With only 6 days left in the Statehood Countdown, I’m posting one of the seminal letters from which this research stemmed from. This is the initial correspondence between Senator Knowland, who at this time was the House minority leader in the Senate, to Francis O. Wilcox, the Assistant Secretary of State for International Organizations, Department of State.
Senator Knowland is responding to Hawaii and Alaska being on the list of territories required to send information to the United Nations as a requirement of Chapter XI, Article 73(e) of the UN Charter on Non-Self-Governing Territories.
Senator Knowland was greatly concerned by the Communist threat, particularly in China, and was adamantly opposed to China being recognized at the United Nations. Although the information required to be submitted under Article 73(e) was not of the most sensitive nature in regard to national security, he led a charge to have Hawaii and Alaska removed from the United Nations list of Non-Self-Governing Territories.
The information that was required by the UN was statistical in nature, and had to do with population, education, health, employment and labor, etc. In Hawaii, this information was submitted by the Governor’s office to the Department of the Interior. They in turn, submitted it to the State Department who submitted it to the United Nations. The Secretary-General of the United Nations, then collects this information and along with the Specialized Agencies like the WHO, or the IMF, or the ILO, etc… reports upon the progress of the territories to the United Nations members. Chapter XI of the UN Charter supposes a sacred trust upon the Administering Powers, the colonizers, to prepare territories for self-governance, self determination.
What this leads to however, is not so much the process of how information about U.S. territories gets to the United Nations, rather this correspondence reveals the vast differences between the U.S. Congress and the State Department, and outlines much of the struggle between the two.
In the history of Hawaii’s statehood, particularly the official version as outlined by Hawaii’s Statehood Commission, there is an over-abundant emphasis on the efforts of the Statehood lobbying efforts and Congress. What is missing from this version of statehood history is the international perspective. Congress is continually reacting to the State Department, whose policy at that time, was on the one hand, to represent the old colonial powers, while on the other, win over the new UN countries from Soviet influence. As we have seen in the previous postings Statehood Countdown 21 & 20, the role of Hawaii and Alaska for the State Department was to convince the other UN members of fulfilling the Sacred Trust of administering territories towards self-governance. The unique position of Hawaii to the United States for the State Department allowed the United States to play a mediating role between the old colonial powers and the new independent countries.
Many in Congress were isolationist in principle and sought to reverse this international agenda, and there was a strong movement to amend Article 2, Section 2 of the US Constitution, the Treaty Clause. As this will be a future posting, I won’t discuss, but suffice to say that the role of Hawaii to the United States had a tremendous impact on U.S. international relations. Regardless of whether Hawaii had become a state, remained a “territory” or became independent (whose option Congress and the Department of the Interior denied Hawaii through a faulty plebiscite), the role of administering a territory towards self-governance provided fulfillment of that “sacred trust” that the US sought upon ratifying the UN Charter in 1946.

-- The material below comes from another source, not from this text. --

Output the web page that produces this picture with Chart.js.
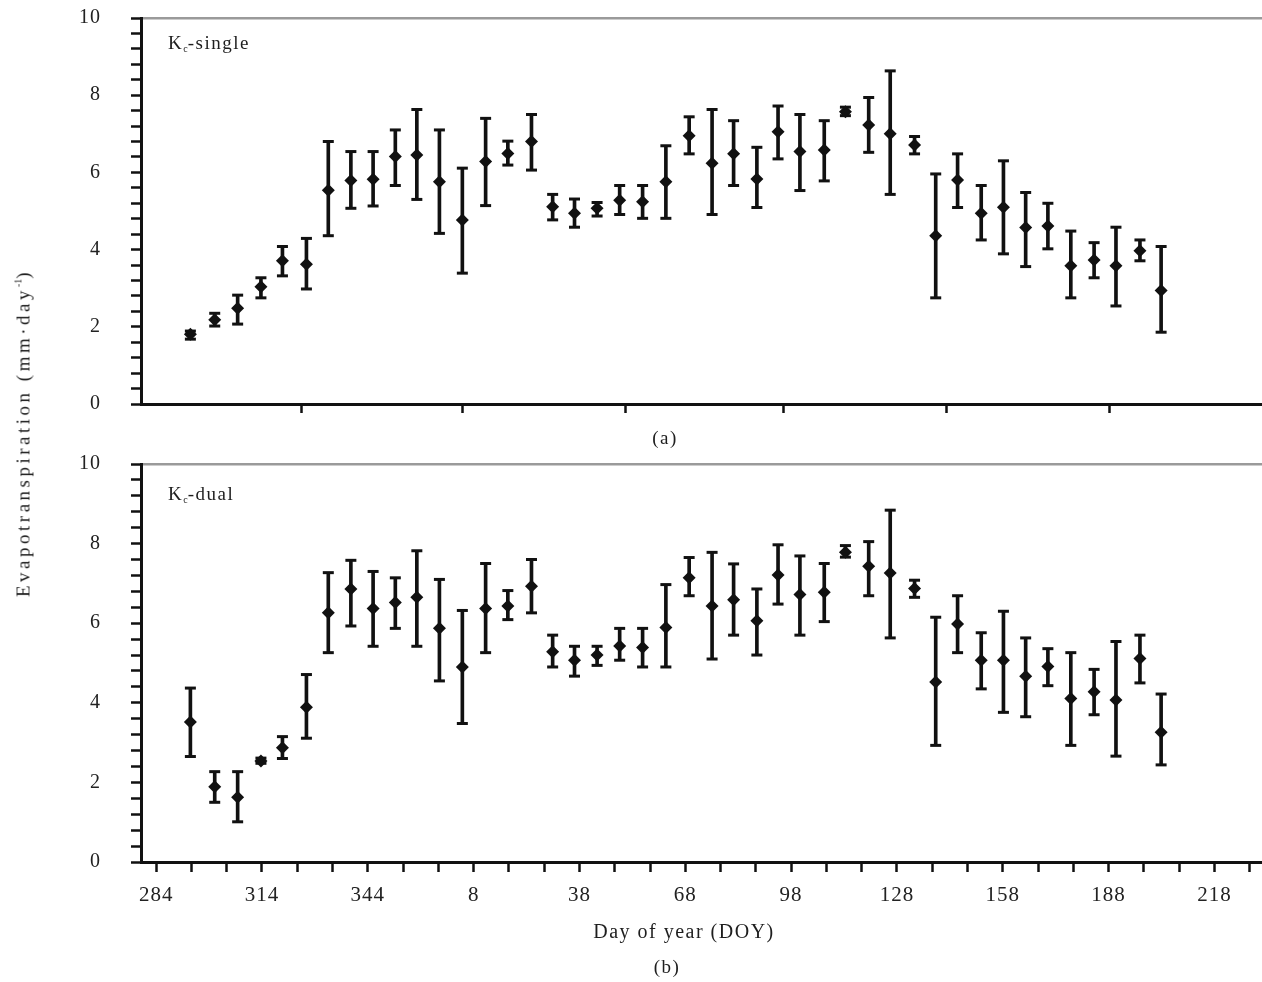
<!DOCTYPE html>
<html>
<head>
<meta charset="utf-8">
<script src="https://cdn.jsdelivr.net/npm/chart.js@4.4.1/dist/chart.umd.min.js"></script>
<style>
  html, body { margin: 0; padding: 0; background: #fff; }
  #fig { position: relative; width: 1262px; height: 982px; overflow: hidden;
         font-family: "Liberation Serif", "DejaVu Serif", serif; color: #1e1e1e; }
  #fig canvas { position: absolute; left: 0; }
  .lbl { position: absolute; white-space: nowrap; font-size: 19px; line-height: 1; letter-spacing: 1.5px; }
  .lbl sub { font-size: 10px; vertical-align: -3px; letter-spacing: 0; }
  .lbl sup { font-size: 10px; vertical-align: 8px; letter-spacing: 0; }
  .mid { transform: translateX(-50%); }
  #ytitle { left: 23px; top: 433px; font-size: 19px; letter-spacing: 3.5px;
            transform: translate(-50%, -50%) rotate(-90deg); }
</style>
</head>
<body>
<div id="fig">
  <canvas id="single" width="1262" height="430" style="top:0"></canvas>
  <canvas id="dual" width="1262" height="542" style="top:440px"></canvas>

  <div class="lbl" style="left:168px; top:33px">K<sub>c</sub>-single</div>
  <div class="lbl" style="left:168px; top:484px">K<sub>c</sub>-dual</div>
  <div class="lbl mid" style="left:665px; top:428px">(a)</div>
  <div class="lbl mid" style="left:684px; top:921px; font-size:20px; letter-spacing:1.5px">Day of year (DOY)</div>
  <div class="lbl mid" style="left:667px; top:957px">(b)</div>
  <div class="lbl" id="ytitle">Evapotranspiration (mm·day<sup>-1</sup>)</div>
</div>

<script>
// sampling days, counted from DOY 284 (2004 is a leap year, so DOY wraps after 366)
const dayIndex = [9.7, 16.6, 23.1, 29.7, 35.8, 42.6, 48.8, 55.2, 61.5, 67.8, 73.9,
                  80.3, 86.8, 93.4, 99.7, 106.4, 112.4, 118.6, 125.0, 131.4, 137.9, 144.5,
                  151.1, 157.6, 163.7, 170.3, 176.3, 182.5, 189.4, 195.4, 202.0, 208.1, 215.0,
                  221.0, 227.2, 233.9, 240.2, 246.5, 252.8, 259.3, 265.9, 272.1, 278.9, 284.9];

// (a) Kc-single, mm/day
const singleMean = [1.81, 2.18, 2.48, 3.04, 3.71, 3.62, 5.54, 5.79, 5.82, 6.41, 6.45,
                    5.76, 4.77, 6.28, 6.49, 6.80, 5.11, 4.94, 5.07, 5.28, 5.24, 5.76,
                    6.95, 6.24, 6.48, 5.83, 7.05, 6.54, 6.58, 7.57, 7.23, 7.00, 6.71,
                    4.36, 5.80, 4.94, 5.10, 4.57, 4.61, 3.58, 3.73, 3.58, 3.97, 2.94];
const singleLow = [1.68, 2.02, 2.07, 2.75, 3.32, 2.98, 4.36, 5.07, 5.13, 5.66, 5.30,
                   4.42, 3.39, 5.14, 6.19, 6.06, 4.77, 4.58, 4.87, 4.91, 4.81, 4.81,
                   6.48, 4.91, 5.66, 5.09, 6.35, 5.53, 5.78, 7.47, 6.52, 5.43, 6.48,
                   2.75, 5.09, 4.25, 3.89, 3.56, 4.02, 2.75, 3.27, 2.54, 3.71, 1.86];
const singleHigh = [1.89, 2.35, 2.82, 3.27, 4.08, 4.29, 6.80, 6.54, 6.54, 7.10, 7.63,
                    7.10, 6.11, 7.40, 6.81, 7.50, 5.43, 5.31, 5.22, 5.66, 5.66, 6.69,
                    7.44, 7.63, 7.34, 6.65, 7.72, 7.50, 7.34, 7.69, 7.94, 8.63, 6.93,
                    5.96, 6.48, 5.66, 6.30, 5.48, 5.20, 4.48, 4.18, 4.58, 4.25, 4.08];

// (b) Kc-dual, mm/day
const dualMean = [3.52, 1.89, 1.63, 2.54, 2.87, 3.89, 6.26, 6.86, 6.37, 6.52, 6.65,
                  5.87, 4.90, 6.37, 6.43, 6.93, 5.28, 5.07, 5.20, 5.43, 5.39, 5.89,
                  7.14, 6.43, 6.59, 6.06, 7.21, 6.72, 6.78, 7.78, 7.43, 7.26, 6.87,
                  4.52, 5.98, 5.07, 5.07, 4.67, 4.91, 4.11, 4.28, 4.07, 5.11, 3.26];
const dualLow = [2.65, 1.50, 1.01, 2.48, 2.60, 3.11, 5.26, 5.93, 5.42, 5.87, 5.42,
                 4.55, 3.48, 5.26, 6.09, 6.26, 4.90, 4.67, 4.94, 5.07, 4.90, 4.90,
                 6.69, 5.10, 5.70, 5.20, 6.48, 5.70, 6.04, 7.66, 6.69, 5.63, 6.65,
                 2.93, 5.26, 4.35, 3.76, 3.65, 4.43, 2.93, 3.70, 2.66, 4.50, 2.44];
const dualHigh = [4.37, 2.27, 2.27, 2.61, 3.15, 4.71, 7.27, 7.58, 7.30, 7.14, 7.82,
                  7.10, 6.32, 7.50, 6.82, 7.60, 5.70, 5.42, 5.42, 5.87, 5.87, 6.97,
                  7.65, 7.78, 7.49, 6.86, 7.97, 7.69, 7.50, 7.95, 8.05, 8.84, 7.08,
                  6.15, 6.69, 5.76, 6.30, 5.63, 5.36, 5.26, 4.84, 5.54, 5.70, 4.22];

// unlabeled tick marks on the upper panel's axis
const topTickDays = [41.2, 86.8, 133.1, 177.9, 224.1, 270.4];

const FONT = '"Liberation Serif", "DejaVu Serif", serif';
const INK = '#111';
const X_MIN = -4.3, X_MAX = 313.5;

function doyLabel(v) {
  if (v % 30 !== 0) return '';
  return String(((284 + v - 1) % 366) + 1);
}

function yLabel(v) {
  return Math.abs(v % 2) < 1e-6 ? String(Math.round(v)) : '';
}

function errorBars(mean, low, high) {
  return [
    {
      type: 'scatter',
      data: dayIndex.map((d, i) => ({x: d, y: mean[i]})),
      pointStyle: 'rectRot',
      pointRadius: 6.5,
      backgroundColor: INK,
      borderWidth: 0,
      order: 0
    },
    {
      type: 'scatter',
      data: dayIndex.flatMap((d, i) => [{x: d, y: low[i]}, {x: d, y: high[i]}]),
      pointStyle: 'line',
      pointRadius: 5.5,
      borderColor: INK,
      borderWidth: 3,
      order: 1
    },
    {
      type: 'bar',
      data: dayIndex.map((d, i) => ({x: d, y: [low[i], high[i]]})),
      backgroundColor: INK,
      borderWidth: 0,
      barThickness: 3,
      order: 2
    }
  ];
}

const spacedText = {
  id: 'spacedText',
  beforeDraw(chart) { chart.ctx.letterSpacing = '1px'; }
};

// keep tick-label overflow from shrinking the plot area
function noPadding(s) {
  s.paddingTop = 0; s.paddingBottom = 0; s.paddingLeft = 0; s.paddingRight = 0;
}

function makeChart(id, mean, low, high, opt) {
  const xScale = {
    type: 'linear',
    position: 'bottom',
    min: X_MIN,
    max: X_MAX,
    offset: false,
    grid: {offset: false, drawOnChartArea: false, tickLength: opt.xTick, tickColor: INK, tickWidth: 2.5},
    border: {color: INK, width: 3},
    afterFit: s => { s.height = opt.xHeight; noPadding(s); }
  };
  if (opt.labels) {
    xScale.ticks = {
      stepSize: 10, includeBounds: false, autoSkip: false, maxRotation: 0, minRotation: 0,
      padding: 11, color: '#222', font: {family: FONT, size: 21}, callback: doyLabel
    };
  } else {
    xScale.ticks = {display: false};
    xScale.afterBuildTicks = s => { s.ticks = topTickDays.map(v => ({value: v})); };
  }

  return new Chart(document.getElementById(id), {
    type: 'scatter',
    data: {datasets: errorBars(mean, low, high)},
    options: {
      responsive: false,
      devicePixelRatio: 1,
      animation: false,
      events: [],
      layout: {autoPadding: false, padding: {top: opt.top, left: 0, right: 0, bottom: 0}},
      plugins: {legend: {display: false}, tooltip: {enabled: false}},
      scales: {
        x: xScale,
        xTop: {
          type: 'linear',
          position: 'top',
          grid: {display: false},
          ticks: {display: false},
          border: {color: '#9a9a9a', width: 2.5},
          afterFit: s => { s.height = 0; noPadding(s); }
        },
        y: {
          type: 'linear',
          min: 0,
          max: 10,
          grid: {drawOnChartArea: false, tickLength: 10, tickColor: INK, tickWidth: 2.5},
          border: {color: INK, width: 3},
          ticks: {
            stepSize: 0.4, autoSkip: false, padding: 30, color: '#222',
            font: {family: FONT, size: 20}, callback: yLabel
          },
          afterFit: s => { s.width = 141; noPadding(s); }
        }
      }
    },
    plugins: [spacedText]
  });
}

makeChart('single', singleMean, singleLow, singleHigh,
          {top: 18, xHeight: 26, xTick: 9, labels: false});
makeChart('dual', dualMean, dualLow, dualHigh,
          {top: 24, xHeight: 120, xTick: 10, labels: true});
</script>
</body>
</html>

The tragic historical irony is that many US Senators have taken liberties with the sacred trust of treaty compliance, and side-stepped the constitutional process. Many Senators in Congress approached the UN treaty evoking the the same neglect for international agreement as if they were treaties signed with tribal First Nations, for example. Inversely, the United States also invoked claims of treaties even if there were none, as was the claim of “annexation” of Hawaii. Since the overthrow in 1893 by an annexationist cabal, Hawaii has only been occupied by the United States.
The United State’s own process for treaty ratification requires 2/3rd Senate vote. That the United States had deliberately fabricated an “Annexation Treaty” was fraudulent since there was no Senate vote favoring annexation. The pomp around annexation was nothing more than a Joint Resolution in Congress to occupy the sovereign nation of Hawaii.
go to original
19 June 1956
Dear Francis:
Your letter of June 11 has been received, and I wish to thank you for sending me the information.
I would certainly seen no objection to the United States filing a report under Article 73(e) relating to American Samoa, Guam and the Virgin Islands.
I most strenuously do object to this government having filed such reports from the Territories of Alaska and Hawaii, both of which are destined to become states of the American Union. Both have adopted State Constitutions and are awaiting admission as the 49th and 50th States.
I am taking the liberty of forwarding a copy of this letter to Secretary Dulles.